L’exception d’inexécution permet au débiteur d’une obligation de refuser d'exécuter ses engagements, en raison de l'inexécution dont il a été lui-même antérieurement victime de la part de son créancier. Par un arrêt en date du 6 juillet 2023, la Cour de cassation rappelle qu’il doit être recherché si les locaux ont été rendu impropres à l’usage auquel ils étaient destinés pour autoriser le preneur à se prévaloir d’une exception d’inexécution.
Dans l’affaire considérée, une locataire suspend le paiement des loyers, en raison d’infiltrations d’eau affectant le local loué, la carence de la bailleresse, pourtant tenue d’une obligation de délivrance ayant laissé perdurer les désordres.
La bailleresse assigne en résiliation du bail, expulsion de la preneuse, et paiement d’indemnité d’occupation par celle-ci.
La Cour d’appel de Douai (CA Douai 10 mars 2022 n° 19/03921) considère que l’exception d’inexécution est acquise au profit du preneur, à raison du manquement du bailleur à l’une de ses obligations essentielles à savoir procéder aux réparations et garantir la jouissance d’un local conforme à la destination contractuelle de celui-ci.
La Cour d’appel considère que le versement des loyers peut être suspendu, peu important que l’exploitation ne soit pas totalement impossible, les manquements du bailleur à l’obligation de délivrance et à celle de jouissance paisible étant d’une gravité suffisante pour justifier l’exception d’inexécution.
La bailleresse se pourvoit en cassation reprochant à la cour d’appel de ne pas avoir recherché si les manquements qui lui étaient reprochés rendait impossible la jouissance des lieux.
La Haute juridiction accueille l’argument de la bailleresse et casse l’arrêt de la cour d’appel au motif qu’en se déterminant sans rechercher si les infiltrations avaient rendu les locaux loués impropres à l’usage auquel ils étaient destinés, elle a privé sa décision de base légale.
En effet, le droit commun impose au preneur de payer le prix du bail aux termes convenus.
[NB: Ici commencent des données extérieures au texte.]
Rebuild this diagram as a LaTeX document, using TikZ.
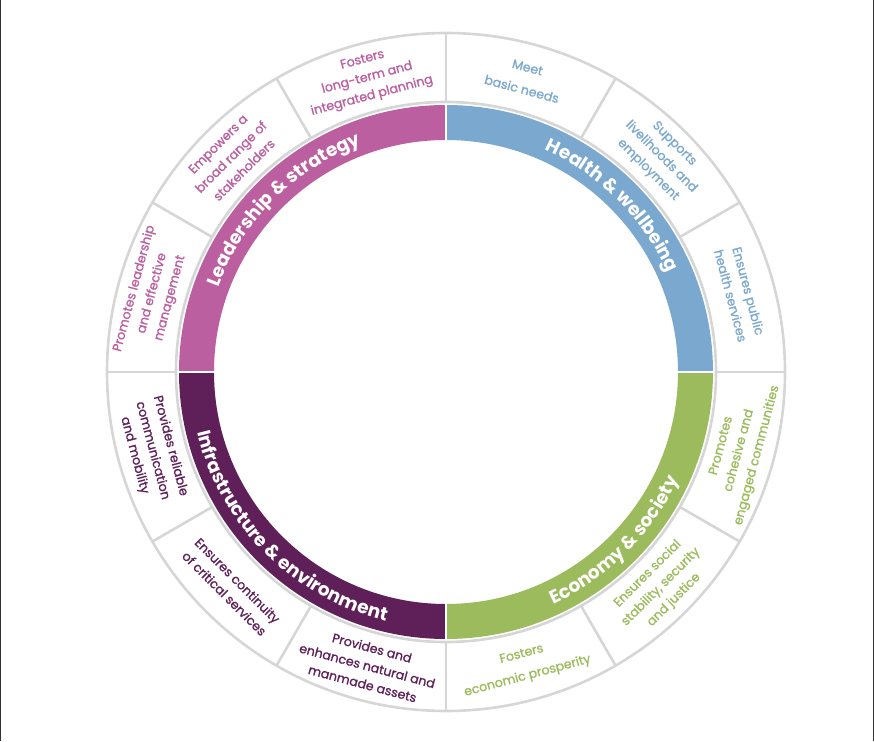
\documentclass[tikz,border=0pt]{standalone}
\usepackage{fontspec}
\setmainfont{Poppins}
\newfontfamily\outerfont{Poppins}[FakeBold=1.2]
\usetikzlibrary{decorations.text}

\definecolor{healthblue}{HTML}{7BA8CF}
\definecolor{econgreen}{HTML}{9BBB5D}
\definecolor{infrapurple}{HTML}{5F2059}
\definecolor{leadpink}{HTML}{BB5FA0}
\definecolor{ringgray}{HTML}{D6D6D6}

\tikzset{
  ring/.style={draw=ringgray,line width=2.6pt},
  gap/.style={draw=white,line width=2.6pt},
  outer/.style={align=center,inner sep=0pt,font=\outerfont\fontsize{12.6}{18.5}\selectfont},
  bandlabel/.style={decorate,decoration={text along path,text align=center,
    text color=white,text format delimiters={[}{]}}},
}

\begin{document}
\begin{tikzpicture}[x=1pt,y=1pt,line join=bevel,]
\useasboundingbox (-446pt,-369pt) rectangle (428pt,372pt);
\draw[line width=1pt,black!80] (-445.5pt,-369pt) -- (-445.5pt,372pt);
\draw[line width=1pt,black!80] (427.5pt,-369pt) -- (427.5pt,372pt);
%%
  \fill[healthblue]  (0:232pt) arc (0:90:232pt) -- (90:267pt) arc (90:0:267pt) -- cycle;
  \fill[leadpink]    (90:232pt) arc (90:180:232pt) -- (180:267pt) arc (180:90:267pt) -- cycle;
  \fill[infrapurple] (180:232pt) arc (180:270:232pt) -- (270:267pt) arc (270:180:267pt) -- cycle;
  \fill[econgreen]   (270:232pt) arc (270:360:232pt) -- (0:267pt) arc (360:270:267pt) -- cycle;
  \foreach \a in {0,90,180,270}
    \draw[gap] (\a:228pt) -- (\a:268pt);

  \draw[ring] (0,0) circle (270pt);
  \draw[ring] (0,0) circle (339pt);
  \foreach \a in {0,30,...,330}
    \draw[ring] (\a:270pt) -- (\a:339pt);

  \path[bandlabel,decoration={text={[\fontsize{18.5}{18.5}\selectfont\bfseries]Health {\&} wellbeing}}]
    (89:243pt) arc (89:1:243pt);
  \path[bandlabel,decoration={text={[\fontsize{18.5}{18.5}\selectfont\bfseries]Leadership {\&} strategy}}]
    (179:243pt) arc (179:91:243pt);
  \path[bandlabel,decoration={text={[\fontsize{18.5}{18.5}\selectfont\bfseries]Infrastructure {\&} environment}}]
    (181:256pt) arc (181:269:256pt);
  \path[bandlabel,decoration={text={[\fontsize{18.5}{18.5}\selectfont\bfseries]Economy {\&} society}}]
    (271:256pt) arc (271:359:256pt);

  \node (node_0)  at (105:304pt)  [outer,rotate=15,text=leadpink]     {Fosters\\long-term and\\integrated planning};
  \node (node_1)  at (75:304pt)   [outer,rotate=-15,text=healthblue]  {Meet\\[4pt]basic needs};
  \node (node_2)  at (45:304pt)   [outer,rotate=-45,text=healthblue]  {Supports\\livelihoods and\\employment};
  \node (node_3)  at (15:304pt)   [outer,rotate=-75,text=healthblue]  {Ensures public\\health services};
  \node (node_4)  at (-15:304pt)  [outer,rotate=75,text=econgreen]    {Promotes\\cohesive and\\engaged communities};
  \node (node_5)  at (-45:304pt)  [outer,rotate=45,text=econgreen]    {Ensures social\\stability, security\\and justice};
  \node (node_6)  at (-75:304pt)  [outer,rotate=15,text=econgreen]    {Fosters\\[4pt]economic prosperity};
  \node (node_7)  at (-105:304pt) [outer,rotate=-15,text=infrapurple] {Provides and\\enhances natural and\\manmade assets};
  \node (node_8)  at (-135:304pt) [outer,rotate=-45,text=infrapurple] {Ensures continuity\\of critical services};
  \node (node_9)  at (-165:304pt) [outer,rotate=-75,text=infrapurple] {Provides reliable\\communication\\and mobility};
  \node (node_10) at (165:304pt)  [outer,rotate=75,text=leadpink]     {Promotes leadership\\and effective\\management};
  \node (node_11) at (135:304pt)  [outer,rotate=45,text=leadpink]     {Empowers a\\broad range of\\stakeholders};
%
\end{tikzpicture}
\end{document}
Le preneur ne saurait s’en exempter en raison d’un manquement du bailleur à ses obligations propres, à moins qu’il ne puisse pas utiliser les lieux loués (article 1728 du Code civil).
Cet arrêt s’inscrit donc dans une jurisprudence établie, selon laquelle les juges du fond, certes souverains pour apprécier le bien-fondé de l’exception d’inexécution, doivent constater l’impossibilité d’user des lieux conformément à la destination prévue au bail.